Tick-tock the time is near. As the end of the fall semester draws to the campus, the musical sounds of the violin and piano will accompany the Encore choir for their winter performance.
Every semester, the Encore choir performs a culminating concert of the music rehearsed during the fall semester. This concert, “Songs of the Season: Old and New,” will be featuring music that reflects the holiday season. They will perform music from Madrigals from different countries to excerpts of G.F. Handel’s “Oratorios,” to pop music.
The Pierce Encore singers will host their winter concert at the Performing Arts Building Dec. 17 at 7 p.m.
Noreen Green is the director of the choir and is also the Artistic Director for the Los Angeles Jewish Symphony.
According to Green, the concert is currently sold out due to the small venue; however, they plan on moving to a bigger location next semester. The singers and members of the choir have been preparing all semester for this event.
Pianist Frank Garvey has been preparing for the event by rehearsing, practicing, blocking and choreographing.
“Although it’s in the final stages, it’s more about running entire pieces at this point,” Garvey said. “I practice just over two hours a week, but it’s a high-intensity and fast-moving rehearsal all the way.”
According to Janice Banerer, one of the violinist, the best way to prepare is to practice, practice and practice.
“I practice whenever I can, like when I’m walking the dogs.
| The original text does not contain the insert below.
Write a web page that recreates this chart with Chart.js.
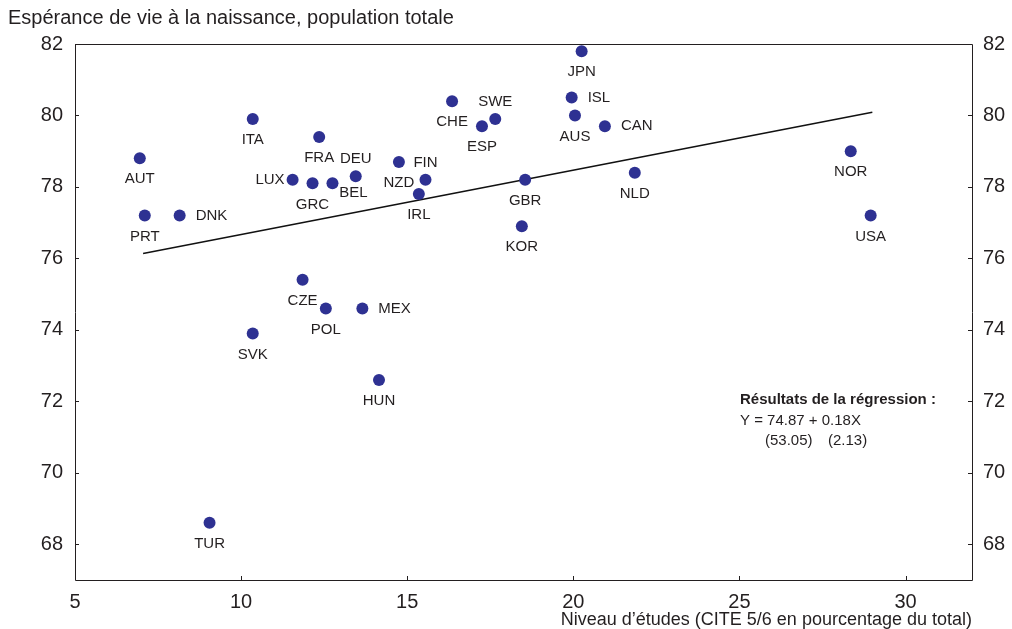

I practice the songs Noreen has asked us to memorize,” Banerer said.
While being part of a group has its challenges, Green’s challenge is to keep everyone engaged, focused, and excited about what they are singing.
Although this is Green’s first year, the Encore singers program was started by Cathryn Tortell, about six years ago. She is fortunate that the Encore Program administration and Tortell reached out to her to take over with nearly three weeks left before the semester started.
“Since it’s my first year, I am continuing and building on what Cathryn started,” Green said. “She will be at the concert and it will be nice to have her there. Taking over a choir is like taking over the raising of a person’s child. You become like family very quickly.”
For Garvey, the sheer size of the group can be challenging to someone who isn’t such a force of nature as the director.
“There is a good mixture of people who can read music, but Noreen takes the time to mix musical education into their learning, so the general level of musicianship is always rising,” Garvey said.
According to Garvey, for him, it’s the genuine love for music and good energy that makes everyone come together as a choir.
“It’s impossible not to love this music. There’s a wonderful variety of moods, styles, and cultural backgrounds in the music to be performed,” Garvey said.
However, for Green, the choice of repertoire is the most important and allows those with more experience to sing more challenging music. According to Green, she thinks the group has something pretty special because they love to sing and perform, which then translates into a great performance.
“We live in a world where we need to find opportunities to connect with others, and coming to a live concert helps us with other people,” Green said.